22 August 2016 by Anthony Hilton
How does business get out of this mess? asks Anthony Hilton
Theresa May is surely the first Prime Minister in our history to decide that their first address to the nation should, in large part, be devoted to the failures of corporate governance and the way modern businesses are run. What she said would be damning coming from any politician, but it is astonishing coming from the mouth of a Conservative Prime Minister.
From Labour’s Jeremy Corbyn it would have been understandable. When Theresa May makes it her battleground, then something seismic has happened.
She said: ‘The people who run big business are supposed to be accountable to outsiders, to non-executive directors who are supposed to ask the difficult questions, think about the long term and defend the interests of shareholders. In practice, they are drawn from the same narrow social and professional circles as the executive team and – as we have seen time and time again – the scrutiny they provide is just not good enough.’
Theresa May was interpreting signals from the Brexit vote. Many people opted for leave because they felt the system was not working for them. Their vote was an expression of disgust at the way business and financial elites behave. They saw business leaders line up to support membership of the EU, so voting against this became the way to kick back.
It does make you wonder what the last 25 years of corporate governance have been for. Sir Adrian Cadbury’s original report was designed to rebuild the trust in business when it had been rocked by the collapse of Robert Maxwell and Polly Peck. Today, in spite of the governance efforts by a cast of thousands, big business is tainted in the public eye and among politicians. So, can governance adjust to meet this new challenge? Can it be reconfigured to give confidence to all stakeholders? If not, what is governance for and how does business get out of this mess?
A lot of the problem seems to come from the interaction between the mantra of shareholder value and a code that drives things forwards from the shareholder’s perspective. Together they leave little space for the board to fulfil its responsibilities, as laid out in company law, to consider the impacts on the other stakeholders. Boards do consider these other interests but they get treated as second order issues. They rarely trump the pursuit of shareholder value or deflect a board from its chosen course.

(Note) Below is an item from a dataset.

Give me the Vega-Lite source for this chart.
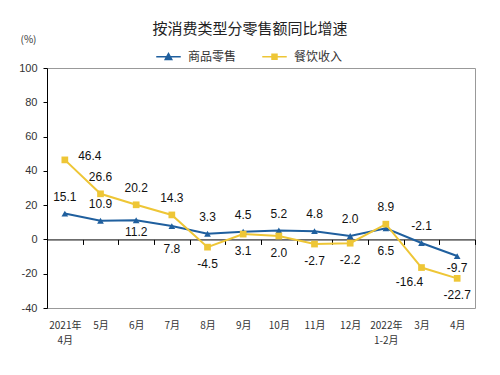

Would it help if these other interests were elevated? There is a danger that a company trying to serve several masters will end up satisfying none, because it will no longer have a clear objective. However, talk of sustainability and long termism is, in essence, a pursuit of the same issue. Thus, if such a shift could be achieved, and corporate culture aligned so it is properly embedded, that might make a difference. It would involve tough decisions however, not least in the area of executive pay because evidence suggests that incentive-driven rewards systems have an inherent short-term bias, which undermines long-term thinking.
Shareholders do not seem to be the right people to drive this change because they have their own conflicts of interest between short and long term, as well as being disunited and often uninterested. Although some, like Hermes, are travelling down this path, which leads to a string of policy options. One is to have a public interest or worker representative on boards; a second is to take the scoping of board effectiveness reviews out of the hands of chairmen and have the results published so they become like a statutory audit.
A suggestion made by Tom Bonham Carter, is that board strategy should be presented every year at the AGM and require a shareholder vote to approve it. Could the government help by tinkering with the tax system to favour equity over debt finance and build in a bias in favour of long-term gains?
Perhaps most relevant however is the thinking of Guy Jubb, recently retired from Standard Life, who highlighted the need for a two-tier system. He thinks there is a need for a split between ‘significant public interest companies’ and the others, which should be classed as ‘shareholder interest companies’
This is akin to the split in finance where some organisations are designated as systemically important and regulated differently. In Jubb’s case ‘significant public interest companies’ would be expected to show a duty of care to society and the wider public interest. This, Jubb says, ‘should inject a new authoritative and legally minded dimension to decision taking – particularly long-term decision taking in Europe’s boardrooms.’ Others may question whether that would be enough – but business is going to have to come up with something.